Sa mère l’oblige pourtant à faire un stage chez un coiffeur. Ce dernier a la sagesse de lui faire attraper les ciseaux et le rasoir dès son deuxième jour de stage. Il ne lui en faut pas plus pour éveiller son intérêt. Il apprend le métier chez quatre différents coiffeurs.
L’un d’eux lui laisse même la responsabilité entière du salon. Ce qui lui permet de progresser. «Se enn metié ki aprann pa fini. Zour an zour lamod sanzé.» Étant économe depuis l’enfance, lorsqu’il apprend qu’un salon a fermé ses portes à la rue Pagoda et attend un repreneur, il dispose des sous pour le prendre en gérance. C’est ainsi qu’Azam Coiffure voit le jour.
Son salon attire une clientèle jeune
Cela fait huit ans que son salon tourne avec une clientèle jeune. Bien que son business connaisse des hauts et des bas, il lui fait vivre, ainsi que son épouse Shabneez, qui lui prête main-forte à mi-temps.
Appelé à dire quel pourcentage de succès il attribue au programme Teen Hope, il parle de 50 %. «Le res, se mo paran ek mo volonté. Gras à Teen Hope, zame monn fime, bwar, ni al diskotek. Teen Hope inn fer mwa konpran mo pa bisin sa pou resi». Il a un message pour les élèves qui échouent le CPE, «La vi kontinie. Zot bizin met la tet ek avanse…»
Le programme Teen Hope : 80 % de réussite
80 % des 400 jeunes ayant suivi le programme Teen Hope depuis 1992 ont réussi par rapport aux paramètres dudit programme. C’est le bilan du centre Idrice Goomany, dirigé par le travailleur social Imran Dhannoo.
Ce programme de prévention sélective ciblant les jeunes n’ayant pu passer le cap du primaire et vulnérables aux fléaux sociaux tels que la drogue, la petite et grande délinquance, a vu le jour après concertations entre lui et les travailleurs sociaux Ally Lazer, Sam Lauthan, le Dr Reshad Abdool et le Frère Julien Lourdes. Et ce, après qu’ils aient réalisé que de nombreux jeunes habitant la périphérie de la capitale étaient à risque.
«Des naufragés potentiels»
«C’était des naufragés potentiels. Notre objectif était de les empêcher de faire l’initiation à la drogue et de retarder le plus possible leur contact avec les substances addictives», raconte Imran Dhannoo. De leurs réflexions naît ce programme de six composantes : l’alphabétisation fonctionnelle, le développement des compétences sociales, les sports et activités récréatives, le développement des valeurs, l’initiation au travail communautaire et la formation professionnelle.
Ces jeunes, à qui un petit-déjeuner équilibré est quotidiennement offert, sont aussi exposés à des activités sportives et artistiques.

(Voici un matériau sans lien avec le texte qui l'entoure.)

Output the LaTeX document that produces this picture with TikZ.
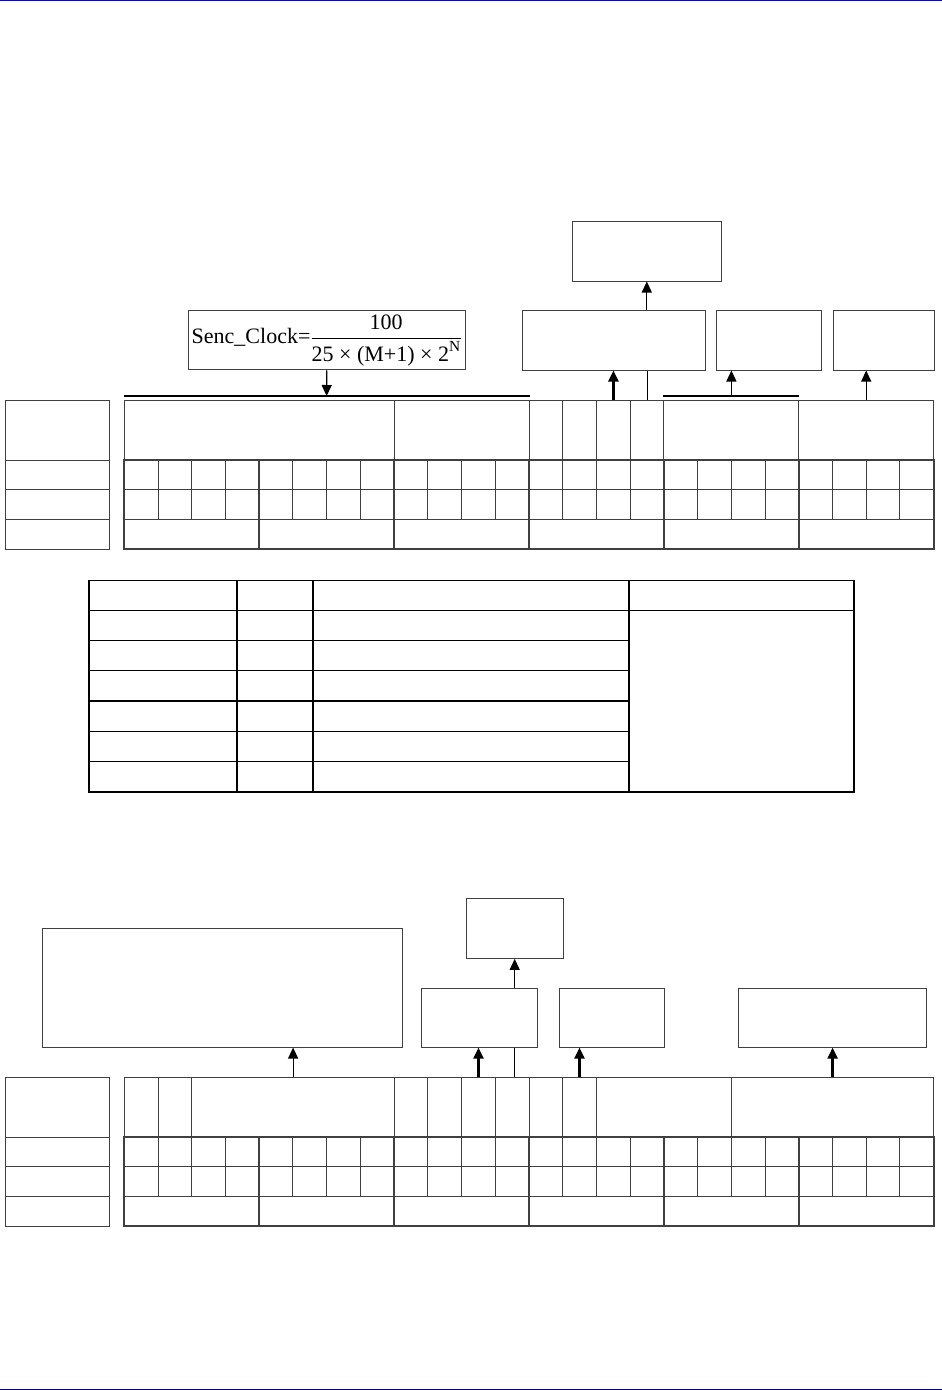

Soutenu au départ par l’USAID, ce projet est désormais financé en partie par le groupe Currimjee et le Corporate Social Responsability. Le réseau ANFEN fournit hebdomadairement un psychologue qui encadre des jeunes et leurs parents.
Estimant que le travail accompli n’est qu’une «goutte d’eau», Imran Dhannoo indique que ce projet est actuellement réévalué, car en sus de la pauvreté, les jeunes qu’il côtoie vivent de nouvelles réalités comme les troubles de la petite enfance, la violence et les abus. «Nous voulons être plus efficaces et avoir plus d’impact. Pour cela, il nous faut une nouvelle approche.»